Дюма так запыхтел трубкой, что искры посыпались в ночь.
— А зачем мне с ним расставаться? Язвы на поверхности. Что такое Руа? Я вас спрашиваю, что такое Нивель? Прыщи, и только! Разве народ может вдруг застрелиться? Что это вам, школьник? Или маклер? Народ — это хлеб, пот, гений. Я не знаю, что сделает народ, когда он, наконец, вмешается в эту пакость. Но не может, чорт побери, Франция кончиться на пьянчужке Даладье, на носатом прохвосте Бонне — извольте получить такое после Робеспьера и Сен-Жюста! Когда я вижу, как маляр красит стену, как сапожник набивает подметки, как монтер прокладывает провода, я сразу прихожу в чудесное настроение — есть еще Франция. Послушайте, доктор, может быть, мы не дотянем до рассвета, но нельзя поверить в такую окаянную ночь…
Кругом была воистину ночь, ни огонька, ни даже того ватного темно-серого тумана, который порой смягчает мрак; затемненные дома отсутствовали, город казался лесом. Вдруг из темноты донесся плач грудного ребенка. Доктор Морило развеселился:
— Смена, дорогой профессор, — антрополог двадцать первого века. Вы представляете себе, как он будет вам завидовать — вашей Мари с ее соусами, вашей трубке, вашему оптимизму. Я убежден, что через шестьдесят лет наше время будет казаться идиллией, буколикой, раем…

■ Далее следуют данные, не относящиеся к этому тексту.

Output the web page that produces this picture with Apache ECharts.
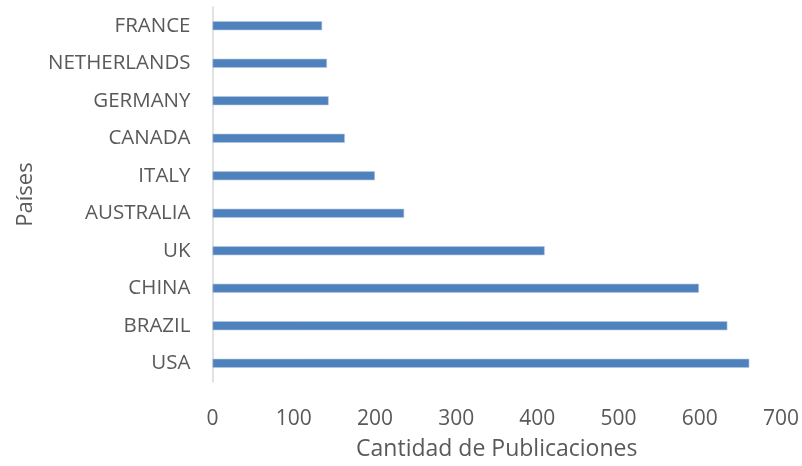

Дюма в ответ насмешливо засвистел.
— Эх, вы… Анатоль Франс!.. Не понимаю, как вы лечите больных, вы и здорового можете загнать в могилу такими тирадами… Когда идешь в гору, всегда кажется, что лучше бы не подыматься. До перевала… А идешь, значит, нужно дойти…
— И не шлепнуться. Осторожно, здесь, кажется, ступенька.
ЧАСТЬ ВТОРАЯ
1
Валя была на четыре года старше Наташи, несмотря на это, девушки быстро подружились. Наташе нравилось, что Валя никогда не заостряла ни мысли, ни слов. Какая-то неуловимая, — думала про нее Наташа, — такие, наверно, все актрисы… Валя чувствовала себя в Москве одинокой, тосковала по друзьям из «Пиквикского клуба», ей становилось легче с веселой, разговорчивой Наташей.